**DATA LINES**
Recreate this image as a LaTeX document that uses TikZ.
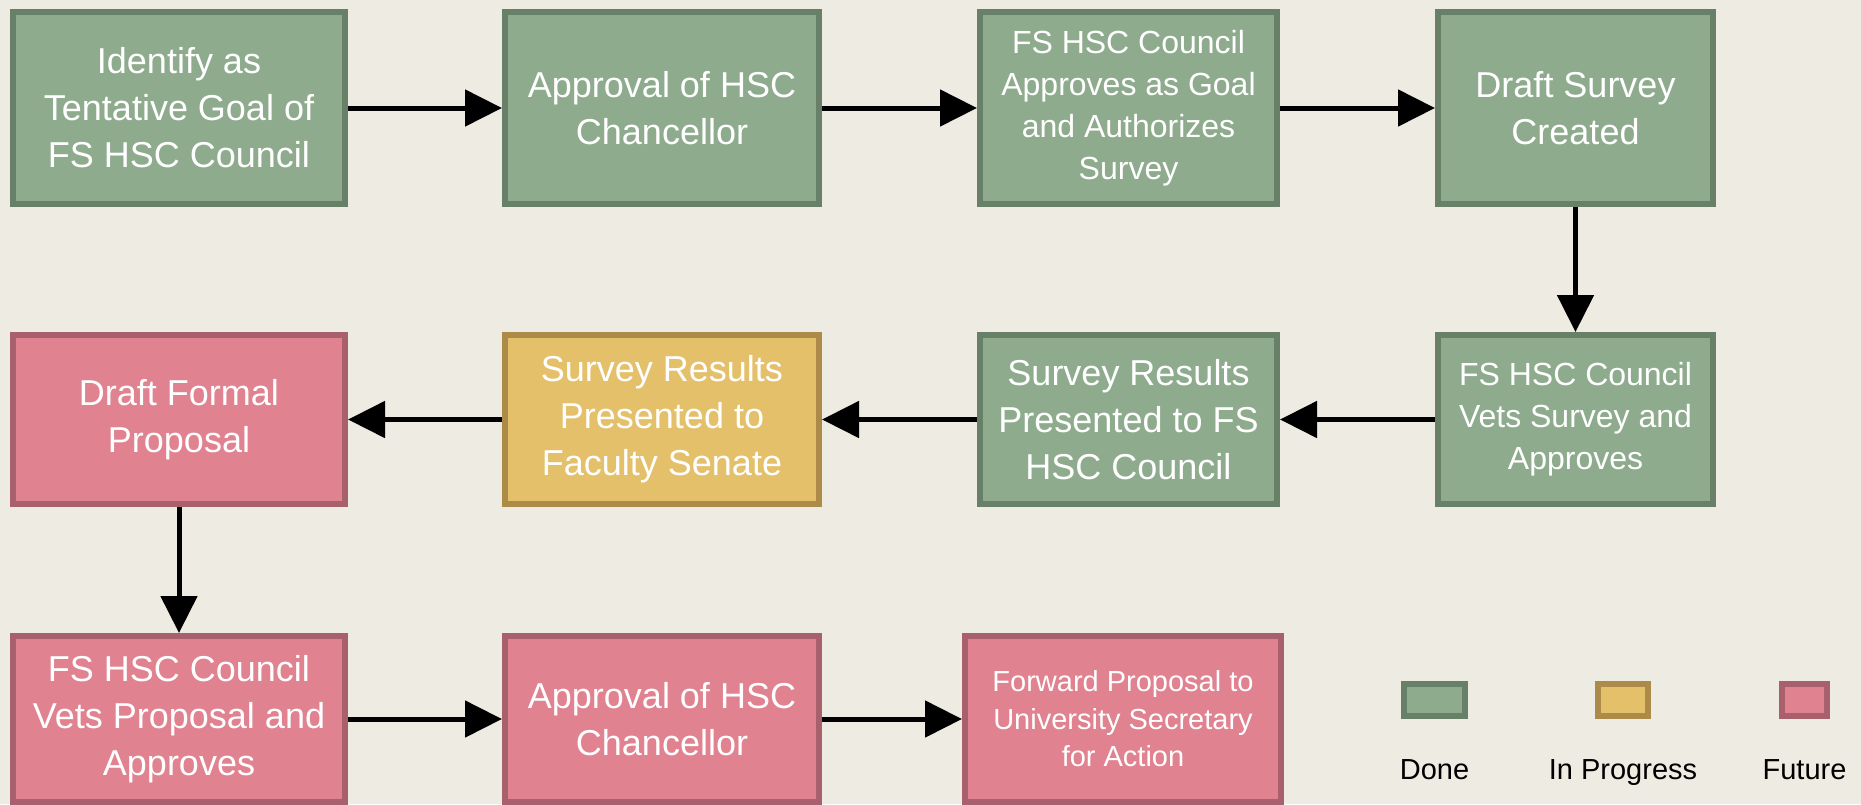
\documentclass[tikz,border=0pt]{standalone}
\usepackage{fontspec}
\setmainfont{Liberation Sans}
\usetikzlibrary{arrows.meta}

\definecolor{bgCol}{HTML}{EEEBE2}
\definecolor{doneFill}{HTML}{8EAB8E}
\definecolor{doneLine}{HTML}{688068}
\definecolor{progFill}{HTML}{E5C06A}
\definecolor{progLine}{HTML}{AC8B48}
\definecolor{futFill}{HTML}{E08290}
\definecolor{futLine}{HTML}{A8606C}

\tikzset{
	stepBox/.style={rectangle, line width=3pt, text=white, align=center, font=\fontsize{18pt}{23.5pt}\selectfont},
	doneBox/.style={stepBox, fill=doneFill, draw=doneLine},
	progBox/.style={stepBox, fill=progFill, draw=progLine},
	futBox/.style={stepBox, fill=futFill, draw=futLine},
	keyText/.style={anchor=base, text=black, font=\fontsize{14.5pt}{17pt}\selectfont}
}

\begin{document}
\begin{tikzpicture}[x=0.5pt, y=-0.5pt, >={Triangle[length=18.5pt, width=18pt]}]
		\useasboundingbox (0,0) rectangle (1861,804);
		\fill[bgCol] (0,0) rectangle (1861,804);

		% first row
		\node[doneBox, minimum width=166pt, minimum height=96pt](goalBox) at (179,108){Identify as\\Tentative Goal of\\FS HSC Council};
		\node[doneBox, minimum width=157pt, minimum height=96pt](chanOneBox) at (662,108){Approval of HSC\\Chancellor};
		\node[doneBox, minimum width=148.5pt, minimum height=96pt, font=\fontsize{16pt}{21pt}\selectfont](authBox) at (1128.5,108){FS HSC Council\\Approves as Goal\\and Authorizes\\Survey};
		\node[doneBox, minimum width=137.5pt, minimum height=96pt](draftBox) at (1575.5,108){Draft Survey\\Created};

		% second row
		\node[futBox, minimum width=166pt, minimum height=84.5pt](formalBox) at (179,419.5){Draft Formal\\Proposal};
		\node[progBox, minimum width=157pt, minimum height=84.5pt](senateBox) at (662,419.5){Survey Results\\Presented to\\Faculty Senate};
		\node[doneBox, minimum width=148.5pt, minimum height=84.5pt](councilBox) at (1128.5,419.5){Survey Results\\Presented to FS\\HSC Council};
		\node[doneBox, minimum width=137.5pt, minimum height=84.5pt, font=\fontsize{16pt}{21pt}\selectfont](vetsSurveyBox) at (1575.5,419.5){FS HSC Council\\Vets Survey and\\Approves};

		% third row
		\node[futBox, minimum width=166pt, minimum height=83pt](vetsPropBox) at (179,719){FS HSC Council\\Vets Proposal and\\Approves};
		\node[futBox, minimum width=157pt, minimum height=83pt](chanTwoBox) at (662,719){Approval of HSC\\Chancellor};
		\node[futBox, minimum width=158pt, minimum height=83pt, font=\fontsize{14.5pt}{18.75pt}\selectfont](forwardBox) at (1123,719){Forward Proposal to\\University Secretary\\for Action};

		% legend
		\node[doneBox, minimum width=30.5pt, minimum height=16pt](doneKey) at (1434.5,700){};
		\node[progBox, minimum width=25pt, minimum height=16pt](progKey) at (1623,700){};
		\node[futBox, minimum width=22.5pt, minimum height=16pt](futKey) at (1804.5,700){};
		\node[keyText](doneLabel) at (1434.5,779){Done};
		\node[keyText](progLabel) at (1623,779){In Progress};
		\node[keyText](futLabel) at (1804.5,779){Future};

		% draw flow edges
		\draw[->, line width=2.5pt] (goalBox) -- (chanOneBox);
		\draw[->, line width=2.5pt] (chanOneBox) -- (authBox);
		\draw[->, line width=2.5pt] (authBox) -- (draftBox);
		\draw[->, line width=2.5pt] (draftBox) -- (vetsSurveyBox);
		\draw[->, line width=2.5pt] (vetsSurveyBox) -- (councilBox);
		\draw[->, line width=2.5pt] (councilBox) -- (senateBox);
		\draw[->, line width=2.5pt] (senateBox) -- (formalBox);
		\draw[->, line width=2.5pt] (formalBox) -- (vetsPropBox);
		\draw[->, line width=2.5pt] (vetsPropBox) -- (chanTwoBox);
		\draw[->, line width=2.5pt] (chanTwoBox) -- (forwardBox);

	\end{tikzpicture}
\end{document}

**WHAT TO PRODUCE**
Skip every picture and transcribe the data above exactly.

**THE ANSWER**
Recreate this image as a LaTeX document that uses TikZ.
\documentclass[tikz,border=0pt]{standalone}
\usepackage{fontspec}
\setmainfont{Liberation Sans}
\usetikzlibrary{arrows.meta}

\definecolor{bgCol}{HTML}{EEEBE2}
\definecolor{doneFill}{HTML}{8EAB8E}
\definecolor{doneLine}{HTML}{688068}
\definecolor{progFill}{HTML}{E5C06A}
\definecolor{progLine}{HTML}{AC8B48}
\definecolor{futFill}{HTML}{E08290}
\definecolor{futLine}{HTML}{A8606C}

\tikzset{
	stepBox/.style={rectangle, line width=3pt, text=white, align=center, font=\fontsize{18pt}{23.5pt}\selectfont},
	doneBox/.style={stepBox, fill=doneFill, draw=doneLine},
	progBox/.style={stepBox, fill=progFill, draw=progLine},
	futBox/.style={stepBox, fill=futFill, draw=futLine},
	keyText/.style={anchor=base, text=black, font=\fontsize{14.5pt}{17pt}\selectfont}
}

\begin{document}
\begin{tikzpicture}[x=0.5pt, y=-0.5pt, >={Triangle[length=18.5pt, width=18pt]}]
		\useasboundingbox (0,0) rectangle (1861,804);
		\fill[bgCol] (0,0) rectangle (1861,804);

		% first row
		\node[doneBox, minimum width=166pt, minimum height=96pt](goalBox) at (179,108){Identify as\\Tentative Goal of\\FS HSC Council};
		\node[doneBox, minimum width=157pt, minimum height=96pt](chanOneBox) at (662,108){Approval of HSC\\Chancellor};
		\node[doneBox, minimum width=148.5pt, minimum height=96pt, font=\fontsize{16pt}{21pt}\selectfont](authBox) at (1128.5,108){FS HSC Council\\Approves as Goal\\and Authorizes\\Survey};
		\node[doneBox, minimum width=137.5pt, minimum height=96pt](draftBox) at (1575.5,108){Draft Survey\\Created};

		% second row
		\node[futBox, minimum width=166pt, minimum height=84.5pt](formalBox) at (179,419.5){Draft Formal\\Proposal};
		\node[progBox, minimum width=157pt, minimum height=84.5pt](senateBox) at (662,419.5){Survey Results\\Presented to\\Faculty Senate};
		\node[doneBox, minimum width=148.5pt, minimum height=84.5pt](councilBox) at (1128.5,419.5){Survey Results\\Presented to FS\\HSC Council};
		\node[doneBox, minimum width=137.5pt, minimum height=84.5pt, font=\fontsize{16pt}{21pt}\selectfont](vetsSurveyBox) at (1575.5,419.5){FS HSC Council\\Vets Survey and\\Approves};

		% third row
		\node[futBox, minimum width=166pt, minimum height=83pt](vetsPropBox) at (179,719){FS HSC Council\\Vets Proposal and\\Approves};
		\node[futBox, minimum width=157pt, minimum height=83pt](chanTwoBox) at (662,719){Approval of HSC\\Chancellor};
		\node[futBox, minimum width=158pt, minimum height=83pt, font=\fontsize{14.5pt}{18.75pt}\selectfont](forwardBox) at (1123,719){Forward Proposal to\\University Secretary\\for Action};

		% legend
		\node[doneBox, minimum width=30.5pt, minimum height=16pt](doneKey) at (1434.5,700){};
		\node[progBox, minimum width=25pt, minimum height=16pt](progKey) at (1623,700){};
		\node[futBox, minimum width=22.5pt, minimum height=16pt](futKey) at (1804.5,700){};
		\node[keyText](doneLabel) at (1434.5,779){Done};
		\node[keyText](progLabel) at (1623,779){In Progress};
		\node[keyText](futLabel) at (1804.5,779){Future};

		% draw flow edges
		\draw[->, line width=2.5pt] (goalBox) -- (chanOneBox);
		\draw[->, line width=2.5pt] (chanOneBox) -- (authBox);
		\draw[->, line width=2.5pt] (authBox) -- (draftBox);
		\draw[->, line width=2.5pt] (draftBox) -- (vetsSurveyBox);
		\draw[->, line width=2.5pt] (vetsSurveyBox) -- (councilBox);
		\draw[->, line width=2.5pt] (councilBox) -- (senateBox);
		\draw[->, line width=2.5pt] (senateBox) -- (formalBox);
		\draw[->, line width=2.5pt] (formalBox) -- (vetsPropBox);
		\draw[->, line width=2.5pt] (vetsPropBox) -- (chanTwoBox);
		\draw[->, line width=2.5pt] (chanTwoBox) -- (forwardBox);

	\end{tikzpicture}
\end{document}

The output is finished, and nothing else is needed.